◆ WHAT YOU SHOULD DO: Would you print the records below from the first line through the line containing "const H = 776;", skipping the pictures?

---------- SUPPLIED DATA ----------

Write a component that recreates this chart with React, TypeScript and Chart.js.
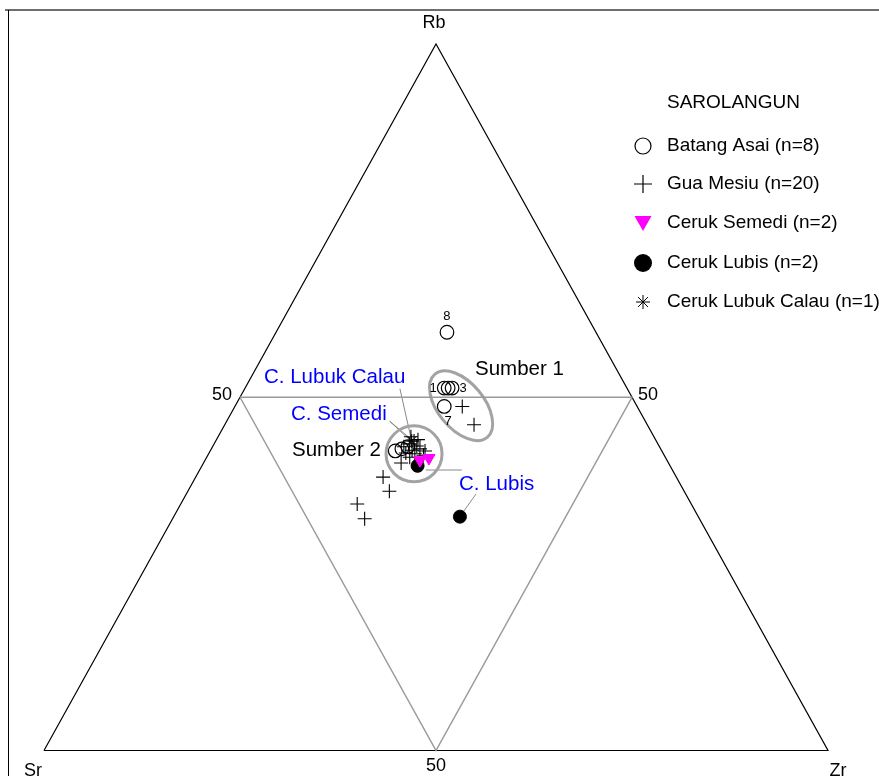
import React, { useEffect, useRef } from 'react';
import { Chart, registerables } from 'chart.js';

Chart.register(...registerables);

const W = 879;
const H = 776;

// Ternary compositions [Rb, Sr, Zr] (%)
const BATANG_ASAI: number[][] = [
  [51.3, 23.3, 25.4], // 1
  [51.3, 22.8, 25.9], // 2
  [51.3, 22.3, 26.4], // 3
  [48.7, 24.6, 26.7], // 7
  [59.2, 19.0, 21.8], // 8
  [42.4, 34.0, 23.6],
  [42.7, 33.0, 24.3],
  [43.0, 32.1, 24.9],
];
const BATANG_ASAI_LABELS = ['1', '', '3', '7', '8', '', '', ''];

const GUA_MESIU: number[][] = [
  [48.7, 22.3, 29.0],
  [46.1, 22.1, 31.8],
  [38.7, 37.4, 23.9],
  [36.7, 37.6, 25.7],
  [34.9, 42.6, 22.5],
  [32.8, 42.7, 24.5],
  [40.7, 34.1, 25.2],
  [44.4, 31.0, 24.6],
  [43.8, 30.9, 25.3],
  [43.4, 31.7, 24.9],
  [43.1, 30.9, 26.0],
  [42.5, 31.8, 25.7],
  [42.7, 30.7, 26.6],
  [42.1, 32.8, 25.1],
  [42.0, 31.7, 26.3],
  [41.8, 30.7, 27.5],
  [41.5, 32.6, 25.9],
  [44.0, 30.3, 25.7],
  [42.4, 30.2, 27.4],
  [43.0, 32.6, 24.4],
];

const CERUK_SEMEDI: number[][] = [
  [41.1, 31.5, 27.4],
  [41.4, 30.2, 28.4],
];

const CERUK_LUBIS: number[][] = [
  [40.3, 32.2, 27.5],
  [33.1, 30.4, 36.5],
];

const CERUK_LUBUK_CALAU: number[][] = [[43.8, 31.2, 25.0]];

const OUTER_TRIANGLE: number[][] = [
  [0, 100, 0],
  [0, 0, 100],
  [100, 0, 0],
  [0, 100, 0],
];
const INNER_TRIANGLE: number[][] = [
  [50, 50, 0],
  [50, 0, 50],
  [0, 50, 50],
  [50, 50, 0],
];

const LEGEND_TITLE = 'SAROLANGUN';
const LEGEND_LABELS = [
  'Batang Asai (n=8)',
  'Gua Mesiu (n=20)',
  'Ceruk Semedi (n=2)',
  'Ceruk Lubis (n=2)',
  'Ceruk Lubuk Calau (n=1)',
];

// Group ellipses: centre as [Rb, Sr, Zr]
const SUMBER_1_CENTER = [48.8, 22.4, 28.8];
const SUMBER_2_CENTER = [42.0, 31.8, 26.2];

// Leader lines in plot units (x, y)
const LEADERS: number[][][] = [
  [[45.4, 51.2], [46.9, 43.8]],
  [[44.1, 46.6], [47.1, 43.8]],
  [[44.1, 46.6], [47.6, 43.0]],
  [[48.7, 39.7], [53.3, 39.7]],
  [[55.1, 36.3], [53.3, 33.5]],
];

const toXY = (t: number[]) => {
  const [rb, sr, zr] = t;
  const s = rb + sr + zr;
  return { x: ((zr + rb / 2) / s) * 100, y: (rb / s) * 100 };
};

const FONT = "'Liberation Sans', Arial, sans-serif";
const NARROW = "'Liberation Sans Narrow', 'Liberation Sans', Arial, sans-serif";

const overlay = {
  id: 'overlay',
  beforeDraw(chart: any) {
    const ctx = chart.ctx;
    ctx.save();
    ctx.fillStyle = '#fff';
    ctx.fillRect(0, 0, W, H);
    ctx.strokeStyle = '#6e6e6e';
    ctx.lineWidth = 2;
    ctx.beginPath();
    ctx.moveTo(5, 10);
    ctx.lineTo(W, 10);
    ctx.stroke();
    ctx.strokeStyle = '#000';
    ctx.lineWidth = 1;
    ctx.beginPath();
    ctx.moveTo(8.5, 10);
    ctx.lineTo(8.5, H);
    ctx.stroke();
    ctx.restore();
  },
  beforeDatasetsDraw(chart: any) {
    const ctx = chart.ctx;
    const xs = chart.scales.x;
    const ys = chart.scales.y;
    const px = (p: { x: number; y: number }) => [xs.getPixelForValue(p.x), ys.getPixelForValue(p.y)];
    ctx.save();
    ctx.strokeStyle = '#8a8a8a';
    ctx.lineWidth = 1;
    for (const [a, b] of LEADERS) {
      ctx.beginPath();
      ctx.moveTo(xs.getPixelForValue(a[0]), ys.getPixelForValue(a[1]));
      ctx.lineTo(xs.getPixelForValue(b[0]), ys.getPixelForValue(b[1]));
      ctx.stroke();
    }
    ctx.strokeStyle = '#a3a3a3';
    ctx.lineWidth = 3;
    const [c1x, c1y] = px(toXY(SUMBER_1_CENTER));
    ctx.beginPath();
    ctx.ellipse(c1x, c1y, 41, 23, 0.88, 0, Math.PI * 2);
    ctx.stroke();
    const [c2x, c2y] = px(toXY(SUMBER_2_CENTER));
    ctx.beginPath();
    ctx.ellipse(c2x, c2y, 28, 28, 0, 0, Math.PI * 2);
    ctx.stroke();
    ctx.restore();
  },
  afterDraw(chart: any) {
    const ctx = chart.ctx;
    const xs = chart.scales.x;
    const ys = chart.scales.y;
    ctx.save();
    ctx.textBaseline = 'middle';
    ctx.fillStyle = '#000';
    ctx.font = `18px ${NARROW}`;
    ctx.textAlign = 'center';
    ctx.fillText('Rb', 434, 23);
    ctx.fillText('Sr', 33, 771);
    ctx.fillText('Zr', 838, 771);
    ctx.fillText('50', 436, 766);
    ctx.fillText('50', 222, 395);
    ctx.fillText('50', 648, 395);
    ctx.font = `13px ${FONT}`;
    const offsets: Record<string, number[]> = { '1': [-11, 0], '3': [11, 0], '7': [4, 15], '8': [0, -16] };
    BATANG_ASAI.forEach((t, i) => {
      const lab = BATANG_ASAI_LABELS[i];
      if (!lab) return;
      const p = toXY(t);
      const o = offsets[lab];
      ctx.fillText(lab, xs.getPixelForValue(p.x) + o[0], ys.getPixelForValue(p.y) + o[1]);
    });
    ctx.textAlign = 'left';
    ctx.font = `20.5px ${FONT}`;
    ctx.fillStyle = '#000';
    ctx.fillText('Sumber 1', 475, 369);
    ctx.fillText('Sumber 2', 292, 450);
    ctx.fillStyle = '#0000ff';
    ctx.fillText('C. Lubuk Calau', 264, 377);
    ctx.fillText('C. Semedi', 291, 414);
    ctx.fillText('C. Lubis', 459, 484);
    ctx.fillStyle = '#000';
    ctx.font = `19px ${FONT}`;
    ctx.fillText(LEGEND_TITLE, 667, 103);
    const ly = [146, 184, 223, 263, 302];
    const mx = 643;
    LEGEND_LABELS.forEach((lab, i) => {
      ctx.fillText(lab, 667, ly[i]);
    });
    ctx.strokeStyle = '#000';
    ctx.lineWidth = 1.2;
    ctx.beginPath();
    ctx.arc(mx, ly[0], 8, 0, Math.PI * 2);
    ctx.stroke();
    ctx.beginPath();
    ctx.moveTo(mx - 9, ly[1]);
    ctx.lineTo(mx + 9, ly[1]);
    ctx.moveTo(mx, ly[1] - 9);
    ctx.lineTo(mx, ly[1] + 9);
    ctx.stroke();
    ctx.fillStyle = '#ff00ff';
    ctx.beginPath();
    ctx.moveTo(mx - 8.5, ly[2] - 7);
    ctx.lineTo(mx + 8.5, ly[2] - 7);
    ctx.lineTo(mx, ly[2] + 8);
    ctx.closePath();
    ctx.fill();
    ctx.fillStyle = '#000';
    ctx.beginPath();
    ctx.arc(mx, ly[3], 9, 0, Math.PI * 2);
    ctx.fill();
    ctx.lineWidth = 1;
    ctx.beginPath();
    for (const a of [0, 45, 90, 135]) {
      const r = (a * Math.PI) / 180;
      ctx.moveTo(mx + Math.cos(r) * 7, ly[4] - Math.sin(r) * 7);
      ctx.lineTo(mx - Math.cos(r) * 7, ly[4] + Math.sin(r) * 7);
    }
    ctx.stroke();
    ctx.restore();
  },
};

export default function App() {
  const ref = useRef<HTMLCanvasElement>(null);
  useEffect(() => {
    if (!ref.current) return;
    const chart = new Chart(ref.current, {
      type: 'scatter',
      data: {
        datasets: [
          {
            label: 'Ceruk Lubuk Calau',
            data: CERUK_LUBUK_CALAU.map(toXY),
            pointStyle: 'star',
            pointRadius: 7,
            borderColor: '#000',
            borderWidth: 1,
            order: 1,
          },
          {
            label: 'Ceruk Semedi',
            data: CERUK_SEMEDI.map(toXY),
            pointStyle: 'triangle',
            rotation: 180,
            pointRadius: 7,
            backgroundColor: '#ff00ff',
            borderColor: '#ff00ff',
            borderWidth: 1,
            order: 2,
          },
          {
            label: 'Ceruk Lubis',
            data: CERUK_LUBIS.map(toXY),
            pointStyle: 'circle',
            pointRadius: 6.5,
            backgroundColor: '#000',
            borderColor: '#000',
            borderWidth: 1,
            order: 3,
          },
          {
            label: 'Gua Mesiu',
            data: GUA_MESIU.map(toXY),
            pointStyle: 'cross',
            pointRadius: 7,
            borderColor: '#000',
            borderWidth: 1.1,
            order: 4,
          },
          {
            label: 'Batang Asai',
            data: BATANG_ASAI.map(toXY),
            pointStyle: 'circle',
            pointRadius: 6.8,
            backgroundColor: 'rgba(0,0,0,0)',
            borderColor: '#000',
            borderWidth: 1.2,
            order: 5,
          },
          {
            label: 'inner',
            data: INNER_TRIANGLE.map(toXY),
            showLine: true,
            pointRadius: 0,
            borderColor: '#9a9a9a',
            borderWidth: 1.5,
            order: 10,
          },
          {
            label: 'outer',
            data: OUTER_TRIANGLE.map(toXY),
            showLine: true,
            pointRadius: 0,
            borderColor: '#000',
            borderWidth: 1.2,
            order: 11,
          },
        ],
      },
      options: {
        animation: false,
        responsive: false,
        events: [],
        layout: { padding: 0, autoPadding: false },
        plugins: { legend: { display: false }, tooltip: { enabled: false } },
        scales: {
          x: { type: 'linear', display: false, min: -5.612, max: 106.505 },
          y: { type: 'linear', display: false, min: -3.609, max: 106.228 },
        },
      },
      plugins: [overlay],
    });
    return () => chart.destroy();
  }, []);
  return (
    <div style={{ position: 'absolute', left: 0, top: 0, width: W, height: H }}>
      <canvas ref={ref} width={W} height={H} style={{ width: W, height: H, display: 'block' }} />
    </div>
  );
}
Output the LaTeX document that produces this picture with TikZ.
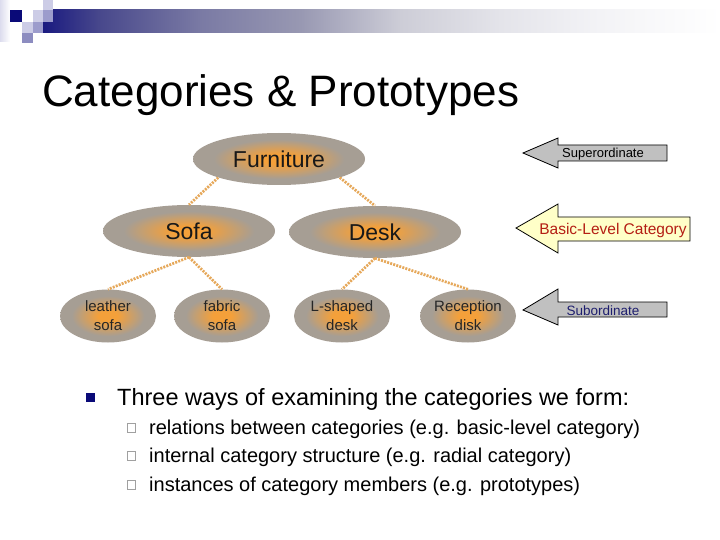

----------

◆ RESPONSE TO THE TASK:
Write a component that recreates this chart with React, TypeScript and Chart.js.
import React, { useEffect, useRef } from 'react';
import { Chart, registerables } from 'chart.js';

Chart.register(...registerables);

const W = 879;
const H = 776;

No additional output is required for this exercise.